What you have to do => Copy the material that follows word for word and omit its pictures.

Data =>

--- start ---

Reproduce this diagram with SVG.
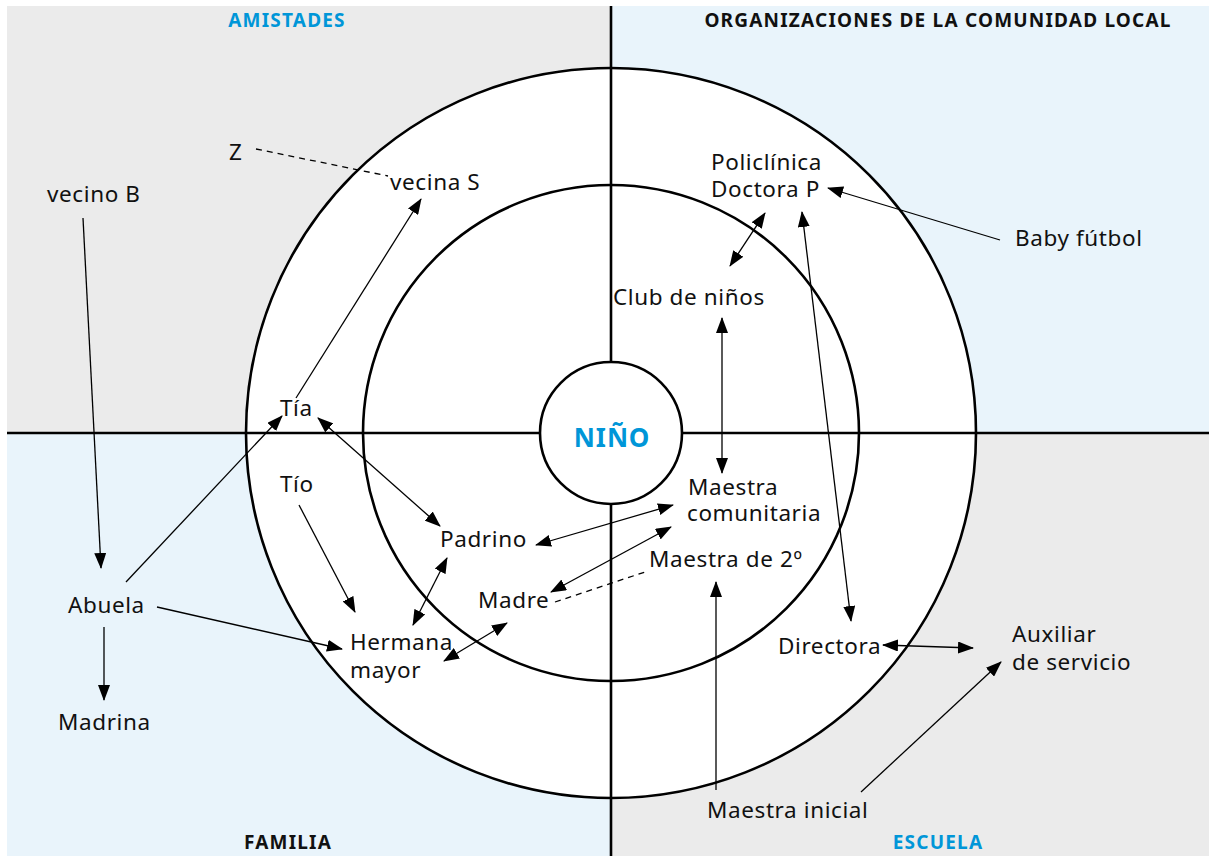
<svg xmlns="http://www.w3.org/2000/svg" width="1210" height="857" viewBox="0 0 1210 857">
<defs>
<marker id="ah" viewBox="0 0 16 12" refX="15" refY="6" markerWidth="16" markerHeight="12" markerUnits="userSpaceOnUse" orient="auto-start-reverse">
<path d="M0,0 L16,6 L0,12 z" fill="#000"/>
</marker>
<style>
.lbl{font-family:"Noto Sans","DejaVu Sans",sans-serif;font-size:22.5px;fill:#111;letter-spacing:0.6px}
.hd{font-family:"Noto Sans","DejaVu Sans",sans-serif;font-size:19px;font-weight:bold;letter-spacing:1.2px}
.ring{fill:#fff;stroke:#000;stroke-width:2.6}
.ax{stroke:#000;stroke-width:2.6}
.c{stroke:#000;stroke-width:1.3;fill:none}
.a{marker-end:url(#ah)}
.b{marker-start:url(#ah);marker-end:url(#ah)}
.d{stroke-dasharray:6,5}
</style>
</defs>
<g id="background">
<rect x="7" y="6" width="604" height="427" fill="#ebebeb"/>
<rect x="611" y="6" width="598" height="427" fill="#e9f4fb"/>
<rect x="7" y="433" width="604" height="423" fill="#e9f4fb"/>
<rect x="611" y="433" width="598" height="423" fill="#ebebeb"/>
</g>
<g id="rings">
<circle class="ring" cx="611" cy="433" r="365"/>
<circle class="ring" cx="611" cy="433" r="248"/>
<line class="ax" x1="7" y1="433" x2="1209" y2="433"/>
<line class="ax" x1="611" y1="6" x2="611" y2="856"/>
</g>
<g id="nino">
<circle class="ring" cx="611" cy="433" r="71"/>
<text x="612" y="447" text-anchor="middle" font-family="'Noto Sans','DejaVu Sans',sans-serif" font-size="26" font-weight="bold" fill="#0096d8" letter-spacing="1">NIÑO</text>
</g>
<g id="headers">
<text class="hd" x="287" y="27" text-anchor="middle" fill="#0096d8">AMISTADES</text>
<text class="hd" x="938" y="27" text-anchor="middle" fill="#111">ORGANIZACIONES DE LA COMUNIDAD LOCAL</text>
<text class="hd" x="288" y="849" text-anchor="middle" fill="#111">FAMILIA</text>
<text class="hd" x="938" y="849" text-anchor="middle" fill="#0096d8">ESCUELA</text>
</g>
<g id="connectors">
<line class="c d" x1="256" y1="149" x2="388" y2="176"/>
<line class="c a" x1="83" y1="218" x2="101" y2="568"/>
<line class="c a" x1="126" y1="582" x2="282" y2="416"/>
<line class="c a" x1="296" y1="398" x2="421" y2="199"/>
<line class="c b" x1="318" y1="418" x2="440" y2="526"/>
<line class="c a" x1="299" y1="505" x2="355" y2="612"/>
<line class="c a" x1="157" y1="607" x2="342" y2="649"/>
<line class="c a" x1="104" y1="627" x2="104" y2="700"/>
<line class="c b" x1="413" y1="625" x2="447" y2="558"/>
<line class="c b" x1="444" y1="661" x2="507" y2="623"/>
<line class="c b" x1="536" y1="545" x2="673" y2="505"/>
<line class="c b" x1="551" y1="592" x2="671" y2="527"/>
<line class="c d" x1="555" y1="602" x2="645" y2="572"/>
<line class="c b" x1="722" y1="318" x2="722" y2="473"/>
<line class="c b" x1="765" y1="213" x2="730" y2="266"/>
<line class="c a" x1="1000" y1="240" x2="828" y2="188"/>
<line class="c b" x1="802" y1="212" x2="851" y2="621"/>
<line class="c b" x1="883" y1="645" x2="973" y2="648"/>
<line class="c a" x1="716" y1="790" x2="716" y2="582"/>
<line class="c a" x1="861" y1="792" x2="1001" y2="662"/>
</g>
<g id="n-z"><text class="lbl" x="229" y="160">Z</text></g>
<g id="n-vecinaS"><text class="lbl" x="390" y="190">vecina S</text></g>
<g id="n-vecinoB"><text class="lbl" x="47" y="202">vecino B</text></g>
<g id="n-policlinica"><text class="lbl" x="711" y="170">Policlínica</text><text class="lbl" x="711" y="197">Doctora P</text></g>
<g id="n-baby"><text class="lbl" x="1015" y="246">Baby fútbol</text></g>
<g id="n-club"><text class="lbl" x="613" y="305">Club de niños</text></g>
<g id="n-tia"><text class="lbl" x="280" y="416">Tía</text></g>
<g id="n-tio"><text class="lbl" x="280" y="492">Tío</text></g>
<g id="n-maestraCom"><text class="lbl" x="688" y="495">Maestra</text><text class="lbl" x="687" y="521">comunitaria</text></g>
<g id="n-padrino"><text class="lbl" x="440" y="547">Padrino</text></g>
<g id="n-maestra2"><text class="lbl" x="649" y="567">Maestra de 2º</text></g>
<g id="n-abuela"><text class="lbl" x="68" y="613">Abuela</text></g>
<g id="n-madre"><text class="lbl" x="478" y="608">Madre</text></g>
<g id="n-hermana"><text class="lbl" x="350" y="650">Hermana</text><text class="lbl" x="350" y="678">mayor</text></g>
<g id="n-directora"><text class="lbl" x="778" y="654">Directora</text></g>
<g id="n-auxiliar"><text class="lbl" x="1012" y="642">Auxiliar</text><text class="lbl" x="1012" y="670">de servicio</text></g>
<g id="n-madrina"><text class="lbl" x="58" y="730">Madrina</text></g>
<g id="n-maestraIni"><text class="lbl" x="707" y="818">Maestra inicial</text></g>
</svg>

--- end ---

Final result =>
Reproduce this diagram with SVG.
<svg xmlns="http://www.w3.org/2000/svg" width="1210" height="857" viewBox="0 0 1210 857">
<defs>
<marker id="ah" viewBox="0 0 16 12" refX="15" refY="6" markerWidth="16" markerHeight="12" markerUnits="userSpaceOnUse" orient="auto-start-reverse">
<path d="M0,0 L16,6 L0,12 z" fill="#000"/>
</marker>
<style>
.lbl{font-family:"Noto Sans","DejaVu Sans",sans-serif;font-size:22.5px;fill:#111;letter-spacing:0.6px}
.hd{font-family:"Noto Sans","DejaVu Sans",sans-serif;font-size:19px;font-weight:bold;letter-spacing:1.2px}
.ring{fill:#fff;stroke:#000;stroke-width:2.6}
.ax{stroke:#000;stroke-width:2.6}
.c{stroke:#000;stroke-width:1.3;fill:none}
.a{marker-end:url(#ah)}
.b{marker-start:url(#ah);marker-end:url(#ah)}
.d{stroke-dasharray:6,5}
</style>
</defs>
<g id="background">
<rect x="7" y="6" width="604" height="427" fill="#ebebeb"/>
<rect x="611" y="6" width="598" height="427" fill="#e9f4fb"/>
<rect x="7" y="433" width="604" height="423" fill="#e9f4fb"/>
<rect x="611" y="433" width="598" height="423" fill="#ebebeb"/>
</g>
<g id="rings">
<circle class="ring" cx="611" cy="433" r="365"/>
<circle class="ring" cx="611" cy="433" r="248"/>
<line class="ax" x1="7" y1="433" x2="1209" y2="433"/>
<line class="ax" x1="611" y1="6" x2="611" y2="856"/>
</g>
<g id="nino">
<circle class="ring" cx="611" cy="433" r="71"/>
<text x="612" y="447" text-anchor="middle" font-family="'Noto Sans','DejaVu Sans',sans-serif" font-size="26" font-weight="bold" fill="#0096d8" letter-spacing="1">NIÑO</text>
</g>
<g id="headers">
<text class="hd" x="287" y="27" text-anchor="middle" fill="#0096d8">AMISTADES</text>
<text class="hd" x="938" y="27" text-anchor="middle" fill="#111">ORGANIZACIONES DE LA COMUNIDAD LOCAL</text>
<text class="hd" x="288" y="849" text-anchor="middle" fill="#111">FAMILIA</text>
<text class="hd" x="938" y="849" text-anchor="middle" fill="#0096d8">ESCUELA</text>
</g>
<g id="connectors">
<line class="c d" x1="256" y1="149" x2="388" y2="176"/>
<line class="c a" x1="83" y1="218" x2="101" y2="568"/>
<line class="c a" x1="126" y1="582" x2="282" y2="416"/>
<line class="c a" x1="296" y1="398" x2="421" y2="199"/>
<line class="c b" x1="318" y1="418" x2="440" y2="526"/>
<line class="c a" x1="299" y1="505" x2="355" y2="612"/>
<line class="c a" x1="157" y1="607" x2="342" y2="649"/>
<line class="c a" x1="104" y1="627" x2="104" y2="700"/>
<line class="c b" x1="413" y1="625" x2="447" y2="558"/>
<line class="c b" x1="444" y1="661" x2="507" y2="623"/>
<line class="c b" x1="536" y1="545" x2="673" y2="505"/>
<line class="c b" x1="551" y1="592" x2="671" y2="527"/>
<line class="c d" x1="555" y1="602" x2="645" y2="572"/>
<line class="c b" x1="722" y1="318" x2="722" y2="473"/>
<line class="c b" x1="765" y1="213" x2="730" y2="266"/>
<line class="c a" x1="1000" y1="240" x2="828" y2="188"/>
<line class="c b" x1="802" y1="212" x2="851" y2="621"/>
<line class="c b" x1="883" y1="645" x2="973" y2="648"/>
<line class="c a" x1="716" y1="790" x2="716" y2="582"/>
<line class="c a" x1="861" y1="792" x2="1001" y2="662"/>
</g>
<g id="n-z"><text class="lbl" x="229" y="160">Z</text></g>
<g id="n-vecinaS"><text class="lbl" x="390" y="190">vecina S</text></g>
<g id="n-vecinoB"><text class="lbl" x="47" y="202">vecino B</text></g>
<g id="n-policlinica"><text class="lbl" x="711" y="170">Policlínica</text><text class="lbl" x="711" y="197">Doctora P</text></g>
<g id="n-baby"><text class="lbl" x="1015" y="246">Baby fútbol</text></g>
<g id="n-club"><text class="lbl" x="613" y="305">Club de niños</text></g>
<g id="n-tia"><text class="lbl" x="280" y="416">Tía</text></g>
<g id="n-tio"><text class="lbl" x="280" y="492">Tío</text></g>
<g id="n-maestraCom"><text class="lbl" x="688" y="495">Maestra</text><text class="lbl" x="687" y="521">comunitaria</text></g>
<g id="n-padrino"><text class="lbl" x="440" y="547">Padrino</text></g>
<g id="n-maestra2"><text class="lbl" x="649" y="567">Maestra de 2º</text></g>
<g id="n-abuela"><text class="lbl" x="68" y="613">Abuela</text></g>
<g id="n-madre"><text class="lbl" x="478" y="608">Madre</text></g>
<g id="n-hermana"><text class="lbl" x="350" y="650">Hermana</text><text class="lbl" x="350" y="678">mayor</text></g>
<g id="n-directora"><text class="lbl" x="778" y="654">Directora</text></g>
<g id="n-auxiliar"><text class="lbl" x="1012" y="642">Auxiliar</text><text class="lbl" x="1012" y="670">de servicio</text></g>
<g id="n-madrina"><text class="lbl" x="58" y="730">Madrina</text></g>
<g id="n-maestraIni"><text class="lbl" x="707" y="818">Maestra inicial</text></g>
</svg>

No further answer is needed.